EXERCISE REQUIREMENTS ▸
Restate all the material verbatim, except for the pictures.
★ ★ ★ ★ ★
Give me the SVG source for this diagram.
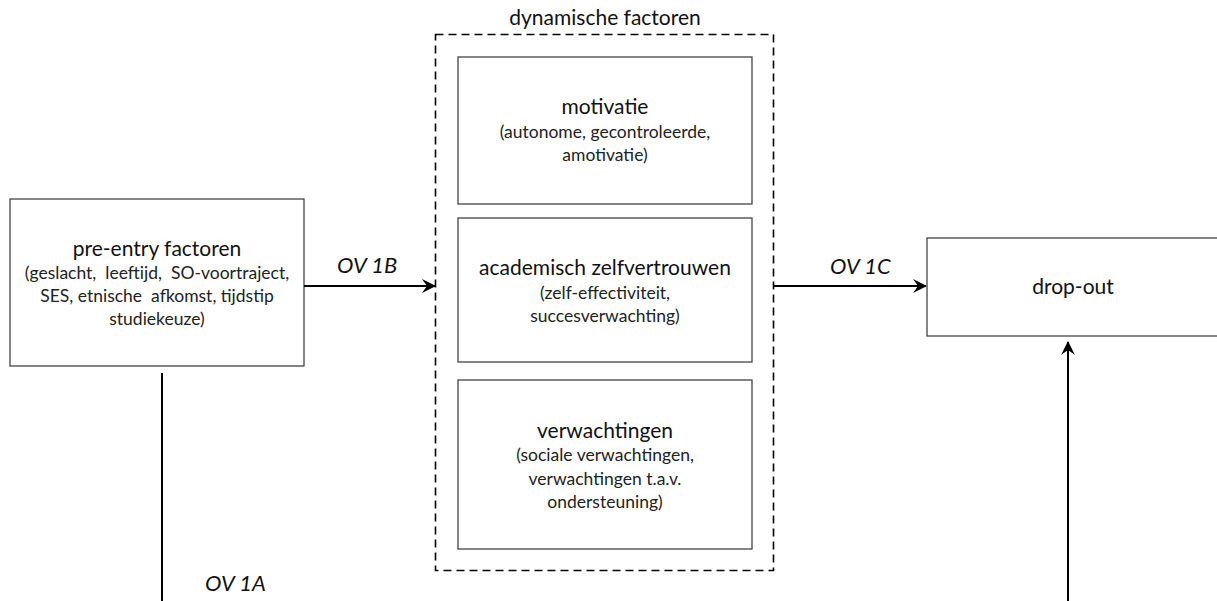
<svg xmlns="http://www.w3.org/2000/svg" width="1217" height="601" viewBox="0 0 1217 601">
<style>
.box{fill:#fff;stroke:#444;stroke-width:1.3}
.t{font-family:Lato,"Open Sans",sans-serif;font-size:21px;fill:#111;text-anchor:middle}
.s{font-family:Lato,"Open Sans",sans-serif;font-size:17.5px;fill:#222;text-anchor:middle}
.lbl{font-family:Lato,"Open Sans",sans-serif;font-size:22px;font-style:italic;fill:#111}
.ln{stroke:#000;stroke-width:2;fill:none}
</style>
<defs>
<marker id="arr" viewBox="0 0 14 14" refX="13" refY="7" markerWidth="14" markerHeight="14" markerUnits="userSpaceOnUse" orient="auto">
<path d="M0,0 L14,7 L0,14 L5,7 z" fill="#000"/>
</marker>
</defs>
<rect width="1217" height="601" fill="#fff"/>
<g id="dynamische">
<rect x="435.5" y="34.5" width="338" height="536" fill="none" stroke="#000" stroke-width="1.6" stroke-dasharray="8,5"/>
<text class="t" x="605" y="25">dynamische factoren</text>
</g>
<g id="pre-entry">
<rect class="box" x="10" y="199" width="294" height="167"/>
<text class="t" x="157" y="256">pre-entry factoren</text>
<text class="s" x="157" y="279" xml:space="preserve">(geslacht,  leeftijd,  SO-voortraject,</text>
<text class="s" x="157" y="302" xml:space="preserve">SES, etnische  afkomst, tijdstip</text>
<text class="s" x="157" y="325">studiekeuze)</text>
</g>
<g id="motivatie">
<rect class="box" x="458" y="57" width="294" height="147"/>
<text class="t" x="605" y="114">motivatie</text>
<text class="s" x="605" y="138">(autonome, gecontroleerde,</text>
<text class="s" x="605" y="161">amotivatie)</text>
</g>
<g id="zelfvertrouwen">
<rect class="box" x="458" y="218" width="294" height="144"/>
<text class="t" x="605" y="275">academisch zelfvertrouwen</text>
<text class="s" x="605" y="299">(zelf-effectiviteit,</text>
<text class="s" x="605" y="322">succesverwachting)</text>
</g>
<g id="verwachtingen">
<rect class="box" x="458" y="380" width="294" height="169"/>
<text class="t" x="605" y="438">verwachtingen</text>
<text class="s" x="605" y="461">(sociale verwachtingen,</text>
<text class="s" x="605" y="485">verwachtingen t.a.v.</text>
<text class="s" x="605" y="508">ondersteuning)</text>
</g>
<g id="dropout">
<rect class="box" x="927" y="238" width="296" height="98"/>
<text class="t" x="1073" y="294">drop-out</text>
</g>
<g id="connectors">
<line class="ln" x1="304" y1="286" x2="435" y2="286" marker-end="url(#arr)"/>
<line class="ln" x1="773" y1="286" x2="926" y2="286" marker-end="url(#arr)"/>
<line class="ln" x1="1068" y1="601" x2="1068" y2="342" marker-end="url(#arr)"/>
<line class="ln" x1="162" y1="373" x2="162" y2="601"/>
<text class="lbl" x="337" y="273">OV 1B</text>
<text class="lbl" x="830" y="274">OV 1C</text>
<text class="lbl" x="205" y="591">OV 1A</text>
</g>
</svg>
★ ★ ★ ★ ★
FULL ANSWER ▸
Give me the SVG source for this diagram.
<svg xmlns="http://www.w3.org/2000/svg" width="1217" height="601" viewBox="0 0 1217 601">
<style>
.box{fill:#fff;stroke:#444;stroke-width:1.3}
.t{font-family:Lato,"Open Sans",sans-serif;font-size:21px;fill:#111;text-anchor:middle}
.s{font-family:Lato,"Open Sans",sans-serif;font-size:17.5px;fill:#222;text-anchor:middle}
.lbl{font-family:Lato,"Open Sans",sans-serif;font-size:22px;font-style:italic;fill:#111}
.ln{stroke:#000;stroke-width:2;fill:none}
</style>
<defs>
<marker id="arr" viewBox="0 0 14 14" refX="13" refY="7" markerWidth="14" markerHeight="14" markerUnits="userSpaceOnUse" orient="auto">
<path d="M0,0 L14,7 L0,14 L5,7 z" fill="#000"/>
</marker>
</defs>
<rect width="1217" height="601" fill="#fff"/>
<g id="dynamische">
<rect x="435.5" y="34.5" width="338" height="536" fill="none" stroke="#000" stroke-width="1.6" stroke-dasharray="8,5"/>
<text class="t" x="605" y="25">dynamische factoren</text>
</g>
<g id="pre-entry">
<rect class="box" x="10" y="199" width="294" height="167"/>
<text class="t" x="157" y="256">pre-entry factoren</text>
<text class="s" x="157" y="279" xml:space="preserve">(geslacht,  leeftijd,  SO-voortraject,</text>
<text class="s" x="157" y="302" xml:space="preserve">SES, etnische  afkomst, tijdstip</text>
<text class="s" x="157" y="325">studiekeuze)</text>
</g>
<g id="motivatie">
<rect class="box" x="458" y="57" width="294" height="147"/>
<text class="t" x="605" y="114">motivatie</text>
<text class="s" x="605" y="138">(autonome, gecontroleerde,</text>
<text class="s" x="605" y="161">amotivatie)</text>
</g>
<g id="zelfvertrouwen">
<rect class="box" x="458" y="218" width="294" height="144"/>
<text class="t" x="605" y="275">academisch zelfvertrouwen</text>
<text class="s" x="605" y="299">(zelf-effectiviteit,</text>
<text class="s" x="605" y="322">succesverwachting)</text>
</g>
<g id="verwachtingen">
<rect class="box" x="458" y="380" width="294" height="169"/>
<text class="t" x="605" y="438">verwachtingen</text>
<text class="s" x="605" y="461">(sociale verwachtingen,</text>
<text class="s" x="605" y="485">verwachtingen t.a.v.</text>
<text class="s" x="605" y="508">ondersteuning)</text>
</g>
<g id="dropout">
<rect class="box" x="927" y="238" width="296" height="98"/>
<text class="t" x="1073" y="294">drop-out</text>
</g>
<g id="connectors">
<line class="ln" x1="304" y1="286" x2="435" y2="286" marker-end="url(#arr)"/>
<line class="ln" x1="773" y1="286" x2="926" y2="286" marker-end="url(#arr)"/>
<line class="ln" x1="1068" y1="601" x2="1068" y2="342" marker-end="url(#arr)"/>
<line class="ln" x1="162" y1="373" x2="162" y2="601"/>
<text class="lbl" x="337" y="273">OV 1B</text>
<text class="lbl" x="830" y="274">OV 1C</text>
<text class="lbl" x="205" y="591">OV 1A</text>
</g>
</svg>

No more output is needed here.